▶ _Aim_
Make an exact transcription of the material, leaving out all images.
-- BEGIN Data for the task --
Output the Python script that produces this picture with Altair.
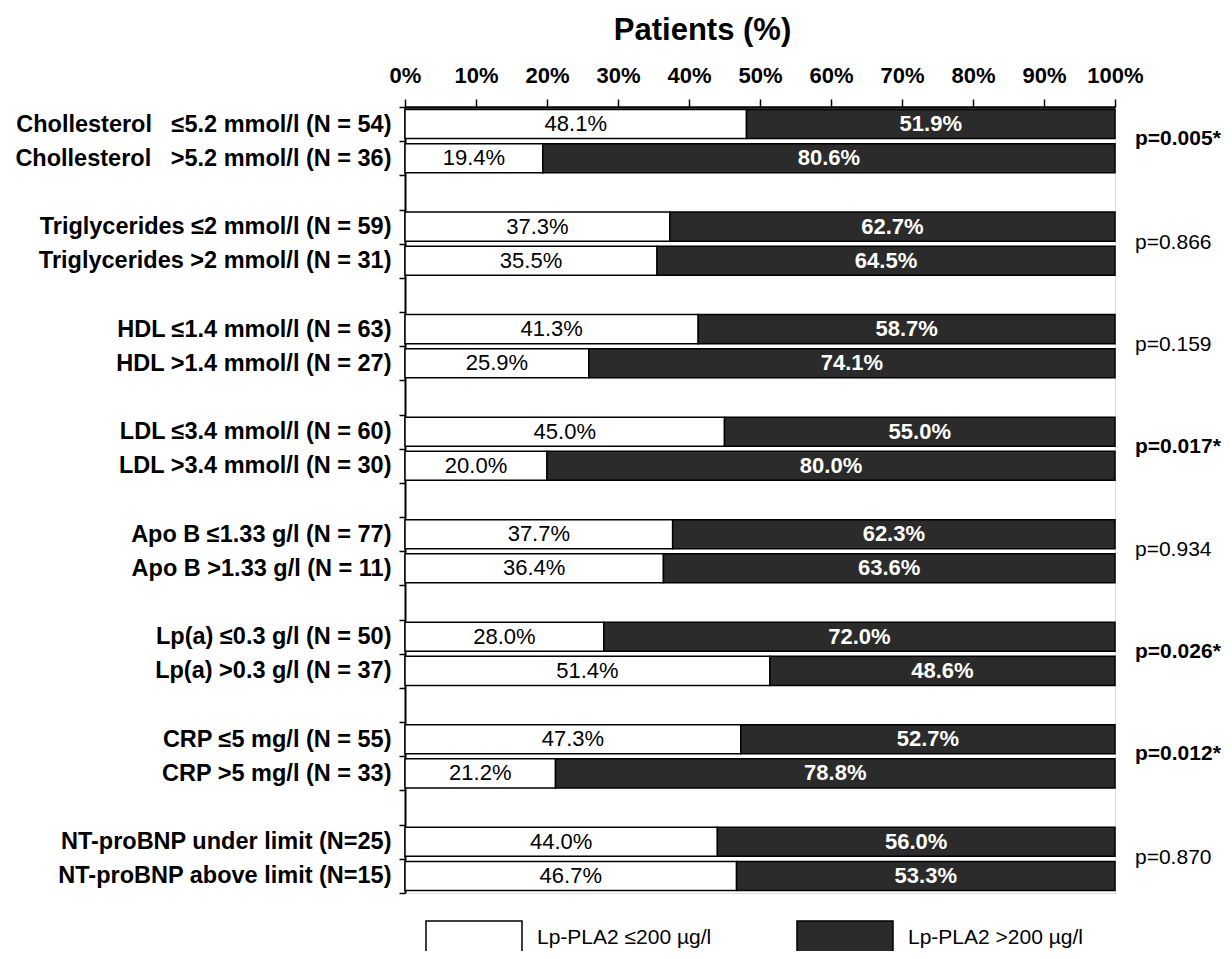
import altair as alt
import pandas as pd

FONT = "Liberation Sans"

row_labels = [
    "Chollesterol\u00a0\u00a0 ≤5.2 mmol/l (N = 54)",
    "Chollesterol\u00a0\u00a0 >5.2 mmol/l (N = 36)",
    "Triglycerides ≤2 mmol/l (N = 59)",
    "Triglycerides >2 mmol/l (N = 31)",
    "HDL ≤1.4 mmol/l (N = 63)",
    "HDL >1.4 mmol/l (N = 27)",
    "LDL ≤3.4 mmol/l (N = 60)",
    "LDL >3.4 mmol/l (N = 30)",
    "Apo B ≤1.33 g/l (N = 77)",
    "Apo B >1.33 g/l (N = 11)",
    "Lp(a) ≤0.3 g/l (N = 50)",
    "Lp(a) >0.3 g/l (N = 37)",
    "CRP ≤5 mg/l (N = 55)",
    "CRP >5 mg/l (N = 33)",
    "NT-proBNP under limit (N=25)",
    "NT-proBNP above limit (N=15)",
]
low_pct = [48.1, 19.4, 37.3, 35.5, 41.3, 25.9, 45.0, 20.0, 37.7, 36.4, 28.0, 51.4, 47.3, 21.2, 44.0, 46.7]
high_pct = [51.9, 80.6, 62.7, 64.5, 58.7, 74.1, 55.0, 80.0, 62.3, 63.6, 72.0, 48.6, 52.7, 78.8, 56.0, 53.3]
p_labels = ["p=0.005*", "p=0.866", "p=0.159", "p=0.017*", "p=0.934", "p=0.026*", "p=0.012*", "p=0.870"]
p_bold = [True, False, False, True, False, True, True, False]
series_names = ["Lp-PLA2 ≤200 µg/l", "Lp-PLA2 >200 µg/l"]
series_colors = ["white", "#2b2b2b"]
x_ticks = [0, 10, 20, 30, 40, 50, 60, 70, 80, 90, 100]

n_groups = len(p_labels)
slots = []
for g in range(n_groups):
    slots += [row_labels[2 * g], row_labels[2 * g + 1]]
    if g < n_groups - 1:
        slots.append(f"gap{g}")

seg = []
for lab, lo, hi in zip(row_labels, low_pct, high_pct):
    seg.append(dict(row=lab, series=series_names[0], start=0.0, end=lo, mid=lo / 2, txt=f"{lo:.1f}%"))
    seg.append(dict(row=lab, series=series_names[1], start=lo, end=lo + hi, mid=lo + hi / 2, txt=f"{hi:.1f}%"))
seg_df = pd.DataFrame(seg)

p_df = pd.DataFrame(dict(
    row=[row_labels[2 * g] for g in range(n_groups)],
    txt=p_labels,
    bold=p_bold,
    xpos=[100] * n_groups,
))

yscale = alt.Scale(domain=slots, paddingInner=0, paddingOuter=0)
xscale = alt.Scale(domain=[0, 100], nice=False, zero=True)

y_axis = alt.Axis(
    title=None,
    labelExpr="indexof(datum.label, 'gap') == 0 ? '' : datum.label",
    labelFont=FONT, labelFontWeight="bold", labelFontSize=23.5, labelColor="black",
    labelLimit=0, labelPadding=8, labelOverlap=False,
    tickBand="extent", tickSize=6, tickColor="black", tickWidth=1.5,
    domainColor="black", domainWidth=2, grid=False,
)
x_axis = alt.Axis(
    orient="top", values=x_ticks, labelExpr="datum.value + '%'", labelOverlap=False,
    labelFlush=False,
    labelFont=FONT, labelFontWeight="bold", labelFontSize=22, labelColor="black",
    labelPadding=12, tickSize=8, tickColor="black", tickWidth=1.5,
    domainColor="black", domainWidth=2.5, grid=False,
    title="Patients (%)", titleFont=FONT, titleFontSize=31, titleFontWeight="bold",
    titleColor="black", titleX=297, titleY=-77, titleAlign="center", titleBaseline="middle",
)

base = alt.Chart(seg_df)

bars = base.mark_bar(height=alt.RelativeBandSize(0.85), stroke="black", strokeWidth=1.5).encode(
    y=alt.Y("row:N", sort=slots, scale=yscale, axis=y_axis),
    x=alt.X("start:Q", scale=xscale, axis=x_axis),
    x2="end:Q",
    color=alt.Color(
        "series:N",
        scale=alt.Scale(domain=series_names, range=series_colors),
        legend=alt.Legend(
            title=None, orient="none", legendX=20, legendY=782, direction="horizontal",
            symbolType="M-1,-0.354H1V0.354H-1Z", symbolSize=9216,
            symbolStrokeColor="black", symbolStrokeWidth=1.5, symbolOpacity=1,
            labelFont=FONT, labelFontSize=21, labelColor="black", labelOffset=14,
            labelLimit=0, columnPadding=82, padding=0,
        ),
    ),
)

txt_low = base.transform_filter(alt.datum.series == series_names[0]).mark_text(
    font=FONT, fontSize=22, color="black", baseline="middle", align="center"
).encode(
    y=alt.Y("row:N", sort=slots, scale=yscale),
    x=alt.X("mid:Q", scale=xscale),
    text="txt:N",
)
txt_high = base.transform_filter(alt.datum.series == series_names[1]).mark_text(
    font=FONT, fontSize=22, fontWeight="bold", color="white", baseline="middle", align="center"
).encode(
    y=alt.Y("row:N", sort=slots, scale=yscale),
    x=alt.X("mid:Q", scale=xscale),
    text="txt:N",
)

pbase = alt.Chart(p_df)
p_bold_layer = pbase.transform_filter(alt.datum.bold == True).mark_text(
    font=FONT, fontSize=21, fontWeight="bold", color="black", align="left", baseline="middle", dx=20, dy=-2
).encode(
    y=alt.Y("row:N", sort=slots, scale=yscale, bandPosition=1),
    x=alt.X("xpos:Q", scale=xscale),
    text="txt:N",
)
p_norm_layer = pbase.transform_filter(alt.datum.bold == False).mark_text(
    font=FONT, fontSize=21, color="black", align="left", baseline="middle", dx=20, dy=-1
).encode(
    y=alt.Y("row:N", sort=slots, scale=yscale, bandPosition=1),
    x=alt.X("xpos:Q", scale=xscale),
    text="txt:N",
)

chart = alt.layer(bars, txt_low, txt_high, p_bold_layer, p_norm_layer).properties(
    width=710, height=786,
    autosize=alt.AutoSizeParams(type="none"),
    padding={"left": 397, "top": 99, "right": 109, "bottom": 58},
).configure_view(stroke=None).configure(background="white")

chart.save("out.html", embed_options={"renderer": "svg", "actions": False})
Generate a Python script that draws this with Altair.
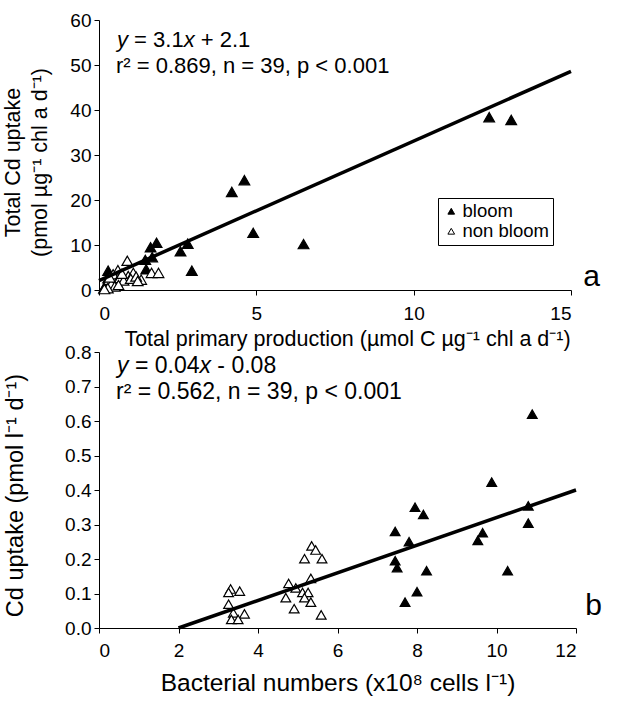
-- END Data for the task --
▶ _Answer to this problem_
Output the Python script that produces this picture with Altair.
import altair as alt
import pandas as pd

FONT = "Liberation Sans"

row_labels = [
    "Chollesterol\u00a0\u00a0 ≤5.2 mmol/l (N = 54)",
    "Chollesterol\u00a0\u00a0 >5.2 mmol/l (N = 36)",
    "Triglycerides ≤2 mmol/l (N = 59)",
    "Triglycerides >2 mmol/l (N = 31)",
    "HDL ≤1.4 mmol/l (N = 63)",
    "HDL >1.4 mmol/l (N = 27)",
    "LDL ≤3.4 mmol/l (N = 60)",
    "LDL >3.4 mmol/l (N = 30)",
    "Apo B ≤1.33 g/l (N = 77)",
    "Apo B >1.33 g/l (N = 11)",
    "Lp(a) ≤0.3 g/l (N = 50)",
    "Lp(a) >0.3 g/l (N = 37)",
    "CRP ≤5 mg/l (N = 55)",
    "CRP >5 mg/l (N = 33)",
    "NT-proBNP under limit (N=25)",
    "NT-proBNP above limit (N=15)",
]
low_pct = [48.1, 19.4, 37.3, 35.5, 41.3, 25.9, 45.0, 20.0, 37.7, 36.4, 28.0, 51.4, 47.3, 21.2, 44.0, 46.7]
high_pct = [51.9, 80.6, 62.7, 64.5, 58.7, 74.1, 55.0, 80.0, 62.3, 63.6, 72.0, 48.6, 52.7, 78.8, 56.0, 53.3]
p_labels = ["p=0.005*", "p=0.866", "p=0.159", "p=0.017*", "p=0.934", "p=0.026*", "p=0.012*", "p=0.870"]
p_bold = [True, False, False, True, False, True, True, False]
series_names = ["Lp-PLA2 ≤200 µg/l", "Lp-PLA2 >200 µg/l"]
series_colors = ["white", "#2b2b2b"]
x_ticks = [0, 10, 20, 30, 40, 50, 60, 70, 80, 90, 100]

n_groups = len(p_labels)
slots = []
for g in range(n_groups):
    slots += [row_labels[2 * g], row_labels[2 * g + 1]]
    if g < n_groups - 1:
        slots.append(f"gap{g}")

seg = []
for lab, lo, hi in zip(row_labels, low_pct, high_pct):
    seg.append(dict(row=lab, series=series_names[0], start=0.0, end=lo, mid=lo / 2, txt=f"{lo:.1f}%"))
    seg.append(dict(row=lab, series=series_names[1], start=lo, end=lo + hi, mid=lo + hi / 2, txt=f"{hi:.1f}%"))
seg_df = pd.DataFrame(seg)

p_df = pd.DataFrame(dict(
    row=[row_labels[2 * g] for g in range(n_groups)],
    txt=p_labels,
    bold=p_bold,
    xpos=[100] * n_groups,
))

yscale = alt.Scale(domain=slots, paddingInner=0, paddingOuter=0)
xscale = alt.Scale(domain=[0, 100], nice=False, zero=True)

y_axis = alt.Axis(
    title=None,
    labelExpr="indexof(datum.label, 'gap') == 0 ? '' : datum.label",
    labelFont=FONT, labelFontWeight="bold", labelFontSize=23.5, labelColor="black",
    labelLimit=0, labelPadding=8, labelOverlap=False,
    tickBand="extent", tickSize=6, tickColor="black", tickWidth=1.5,
    domainColor="black", domainWidth=2, grid=False,
)
x_axis = alt.Axis(
    orient="top", values=x_ticks, labelExpr="datum.value + '%'", labelOverlap=False,
    labelFlush=False,
    labelFont=FONT, labelFontWeight="bold", labelFontSize=22, labelColor="black",
    labelPadding=12, tickSize=8, tickColor="black", tickWidth=1.5,
    domainColor="black", domainWidth=2.5, grid=False,
    title="Patients (%)", titleFont=FONT, titleFontSize=31, titleFontWeight="bold",
    titleColor="black", titleX=297, titleY=-77, titleAlign="center", titleBaseline="middle",
)

base = alt.Chart(seg_df)

bars = base.mark_bar(height=alt.RelativeBandSize(0.85), stroke="black", strokeWidth=1.5).encode(
    y=alt.Y("row:N", sort=slots, scale=yscale, axis=y_axis),
    x=alt.X("start:Q", scale=xscale, axis=x_axis),
    x2="end:Q",
    color=alt.Color(
        "series:N",
        scale=alt.Scale(domain=series_names, range=series_colors),
        legend=alt.Legend(
            title=None, orient="none", legendX=20, legendY=782, direction="horizontal",
            symbolType="M-1,-0.354H1V0.354H-1Z", symbolSize=9216,
            symbolStrokeColor="black", symbolStrokeWidth=1.5, symbolOpacity=1,
            labelFont=FONT, labelFontSize=21, labelColor="black", labelOffset=14,
            labelLimit=0, columnPadding=82, padding=0,
        ),
    ),
)

txt_low = base.transform_filter(alt.datum.series == series_names[0]).mark_text(
    font=FONT, fontSize=22, color="black", baseline="middle", align="center"
).encode(
    y=alt.Y("row:N", sort=slots, scale=yscale),
    x=alt.X("mid:Q", scale=xscale),
    text="txt:N",
)
txt_high = base.transform_filter(alt.datum.series == series_names[1]).mark_text(
    font=FONT, fontSize=22, fontWeight="bold", color="white", baseline="middle", align="center"
).encode(
    y=alt.Y("row:N", sort=slots, scale=yscale),
    x=alt.X("mid:Q", scale=xscale),
    text="txt:N",
)

pbase = alt.Chart(p_df)
p_bold_layer = pbase.transform_filter(alt.datum.bold == True).mark_text(
    font=FONT, fontSize=21, fontWeight="bold", color="black", align="left", baseline="middle", dx=20, dy=-2
).encode(
    y=alt.Y("row:N", sort=slots, scale=yscale, bandPosition=1),
    x=alt.X("xpos:Q", scale=xscale),
    text="txt:N",
)
p_norm_layer = pbase.transform_filter(alt.datum.bold == False).mark_text(
    font=FONT, fontSize=21, color="black", align="left", baseline="middle", dx=20, dy=-1
).encode(
    y=alt.Y("row:N", sort=slots, scale=yscale, bandPosition=1),
    x=alt.X("xpos:Q", scale=xscale),
    text="txt:N",
)

chart = alt.layer(bars, txt_low, txt_high, p_bold_layer, p_norm_layer).properties(
    width=710, height=786,
    autosize=alt.AutoSizeParams(type="none"),
    padding={"left": 397, "top": 99, "right": 109, "bottom": 58},
).configure_view(stroke=None).configure(background="white")

chart.save("out.html", embed_options={"renderer": "svg", "actions": False})
Generate a Python script that draws this with Altair.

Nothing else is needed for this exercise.